In The Constitution of Liberty, Hayek’s first task is to define liberty in light of the problem of violence:
It is often objected that our concept of liberty is negative. This is true in the sense that peace is also a negative concept or that security or quiet or the absence of any particular impediment or evil is negative. It is to this class of concepts that liberty belongs: it describes the absence of a particular obstacle – coercion by men. It does not assure us of any particular opportunities, but leave it to us to decide what use we shall make of the circumstance in which we find ourselves.

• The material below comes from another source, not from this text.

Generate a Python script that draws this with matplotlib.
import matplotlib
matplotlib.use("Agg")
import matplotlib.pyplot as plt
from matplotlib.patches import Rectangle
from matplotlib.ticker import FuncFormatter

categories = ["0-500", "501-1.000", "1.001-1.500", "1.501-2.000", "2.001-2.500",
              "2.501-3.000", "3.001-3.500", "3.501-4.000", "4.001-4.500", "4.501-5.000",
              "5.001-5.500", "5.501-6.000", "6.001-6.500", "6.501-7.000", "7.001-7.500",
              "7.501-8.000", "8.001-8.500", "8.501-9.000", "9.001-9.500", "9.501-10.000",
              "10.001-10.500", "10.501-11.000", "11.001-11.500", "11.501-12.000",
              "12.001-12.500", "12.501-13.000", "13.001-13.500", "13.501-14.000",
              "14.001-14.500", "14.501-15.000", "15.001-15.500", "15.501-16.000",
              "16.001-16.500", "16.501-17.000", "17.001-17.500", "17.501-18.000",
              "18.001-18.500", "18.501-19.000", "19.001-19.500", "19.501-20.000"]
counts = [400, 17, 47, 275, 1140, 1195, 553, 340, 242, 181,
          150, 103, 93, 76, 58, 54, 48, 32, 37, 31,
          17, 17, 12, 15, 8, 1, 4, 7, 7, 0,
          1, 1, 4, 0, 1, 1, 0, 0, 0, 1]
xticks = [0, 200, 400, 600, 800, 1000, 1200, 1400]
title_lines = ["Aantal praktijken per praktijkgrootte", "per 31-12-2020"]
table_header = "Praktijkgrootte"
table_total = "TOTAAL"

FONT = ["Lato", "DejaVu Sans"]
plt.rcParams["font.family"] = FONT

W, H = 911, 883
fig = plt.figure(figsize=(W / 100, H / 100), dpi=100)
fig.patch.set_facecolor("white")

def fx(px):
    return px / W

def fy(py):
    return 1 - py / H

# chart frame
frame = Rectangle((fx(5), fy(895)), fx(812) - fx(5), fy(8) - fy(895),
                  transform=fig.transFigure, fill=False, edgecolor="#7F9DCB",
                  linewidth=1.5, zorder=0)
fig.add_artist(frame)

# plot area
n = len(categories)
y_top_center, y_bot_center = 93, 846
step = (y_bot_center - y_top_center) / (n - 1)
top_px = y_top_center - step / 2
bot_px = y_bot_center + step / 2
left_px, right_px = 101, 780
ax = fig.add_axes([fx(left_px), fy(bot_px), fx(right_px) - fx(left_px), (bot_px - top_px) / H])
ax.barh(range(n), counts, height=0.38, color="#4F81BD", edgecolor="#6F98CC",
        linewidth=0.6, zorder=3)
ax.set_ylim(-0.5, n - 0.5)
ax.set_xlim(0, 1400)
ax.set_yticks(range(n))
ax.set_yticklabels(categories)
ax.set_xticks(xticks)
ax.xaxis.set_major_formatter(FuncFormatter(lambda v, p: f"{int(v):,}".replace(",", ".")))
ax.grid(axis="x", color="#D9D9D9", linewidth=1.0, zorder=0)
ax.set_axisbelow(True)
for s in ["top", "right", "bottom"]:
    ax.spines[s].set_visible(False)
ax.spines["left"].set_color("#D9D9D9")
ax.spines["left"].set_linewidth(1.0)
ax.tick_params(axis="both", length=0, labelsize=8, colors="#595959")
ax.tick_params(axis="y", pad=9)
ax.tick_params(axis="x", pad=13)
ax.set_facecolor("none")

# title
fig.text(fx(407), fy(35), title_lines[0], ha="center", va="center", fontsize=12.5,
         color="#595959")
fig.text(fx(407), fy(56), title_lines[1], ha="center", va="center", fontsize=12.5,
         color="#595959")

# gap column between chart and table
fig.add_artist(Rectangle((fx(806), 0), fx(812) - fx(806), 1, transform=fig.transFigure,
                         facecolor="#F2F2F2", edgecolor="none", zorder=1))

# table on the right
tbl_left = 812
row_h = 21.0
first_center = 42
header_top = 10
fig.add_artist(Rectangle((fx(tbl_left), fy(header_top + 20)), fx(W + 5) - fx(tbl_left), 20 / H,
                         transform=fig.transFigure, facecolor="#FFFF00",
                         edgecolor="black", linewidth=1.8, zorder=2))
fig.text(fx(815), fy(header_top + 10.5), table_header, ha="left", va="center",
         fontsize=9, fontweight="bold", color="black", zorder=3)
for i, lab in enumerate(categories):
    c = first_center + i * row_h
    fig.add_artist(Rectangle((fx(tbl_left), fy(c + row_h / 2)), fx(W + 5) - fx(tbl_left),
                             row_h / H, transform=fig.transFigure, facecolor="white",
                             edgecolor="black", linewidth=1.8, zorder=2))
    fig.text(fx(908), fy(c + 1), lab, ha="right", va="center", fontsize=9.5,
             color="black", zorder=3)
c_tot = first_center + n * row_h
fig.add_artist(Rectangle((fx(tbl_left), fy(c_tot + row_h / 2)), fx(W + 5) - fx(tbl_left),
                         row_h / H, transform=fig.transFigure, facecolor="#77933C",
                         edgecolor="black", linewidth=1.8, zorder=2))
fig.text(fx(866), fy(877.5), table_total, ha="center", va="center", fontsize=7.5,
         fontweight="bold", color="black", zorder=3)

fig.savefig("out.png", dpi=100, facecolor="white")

Liberty as described by Hayek above represents its pure form. We may never escape coercion, but we can constrain it so as to maximize individual freedom and creativity:
Coercion is evil precisely because it thus eliminates an individuals as a thinking and valuing person and makes him a bare tool in the achievement of the ends of another… Coercion, however, cannot be altogether avoided because the only way to prevent it is by the threat of coercion. Free society has met this problem by conferring the monopoly of coercion on the state and by attempting to limit this power of the state to instances where it is required to prevent coercion by private persons. This is possibly only by the state’s  protecting known private spheres of the individuals against interference by others and delimiting these private spheres, not by specific assignation, but by creating conditions under which the individual can determine his own sphere by relying on rules which tell him what the government will do in different types of situations.
Coercion by some prevents individuals from enacting their will on reality. The advantage of rules that make predictable the employment of violence is that, although they cannot provide an individual with absolute freedom – what can? – rules greatly expand one’s option set.

Michel Foucault takes a different approach. As with Hayek, Foucault understands that institutions transform and delimit violence. But for Foucault, this transformation is merely in extension of state of war. Institutions embody oppression:
The role of political power, on this hypothesis, is perpetually to re-inscribe this relation through a form of unspoken warfare; to re-inscribe it in social institutions, in economic inequalities, in language, in the bodies themselves of each and everyone [sic] of us.
So this would be the first meaning to assign the inversion of Clausewitz’s aphorism that war is politics continued by other means. (Power/Knowledge: Selected Interview and Other Writings, 1972-1977, Two Lectures)
Foucault’s perspective is not unfounded. Recent research on violence and institutions reinforces his view. In their theory of development, North, Weingast, and Wallace state explicitly that the earliest institutions are those that extract rents for elites that are greater than can be extracted under a state of warfare:
To be credible, the commitment [to peace] requires that the violence specialists be able to mobilize and gather their rents, which are produced by the remainder of the population. Mobilizing rents, in turn, requires specialists in other activities. It is here that we move away from the simple ideas about violence and back toward a more reasonable depiction of the logic of the natural state. In the earliest societies of recorded human history, priests and politicians provided the redistributive network capable of mobilizing output and redistributing it between elites and non-elites. (Violence and Social Orders)
If this was the whole story, Foucault would be correct to claim that:
The system of right, the domain of the law, are permanent agents of these relations of domination, these polymorphous techniques of subjugation. Right should be viewed, I believe, not in terms of a legitimacy to be viewed, but in terms of the methods of subjugation that it instigates. (Power/Knowledge: Selected Interview and Other Writings, 1972-1977, Two Lectures)
The extremeness of Foucault’s claim here betrays him. “The system of right, the domain of the law” are not “permanent agents” but constantly evolving compromises whose benefits flow outward from  the elites who initiate them to broader sections of the population. Violence, in particular violence from elite groups, is the starting point. Systematization of violence may represent a more benign form of warfare removed one degree from violence, but as the agreements evolve over time, extractive rents are diminished and individual freedom can, though it is not necessary that it does, increase.


Foucault leaves the reader with a solution that is inefficient, if not altogether unworkable. For Foucault, the power of violence continues in the disciplining of society, and therefore “it is not toward the ancient right of sovereignty that one should turn, but towards the possibility of a new form of right, on which must indeed by anti-disciplinarian, but at the same time liberated from the principle of sovereignty.” Foucault asks for a quantum leap in social organization, an elimination of violence. His singular concentration on institutions as an extension of oppression disallows his recognition of gains made by broader portions of the population that have resulted under existing regimes. As institutions evolve, violence is constrained by rules and society may move closer to a state, as phrased by Hayek, “in which coercion of some by others is reduced as much as is possible in society.” That is a state of freedom. On the other hand, one ought to remain conscious of Foucault’s critique as it carries with it a public choice angle. Rules and laws often benefit particular parties to the disadvantage of others.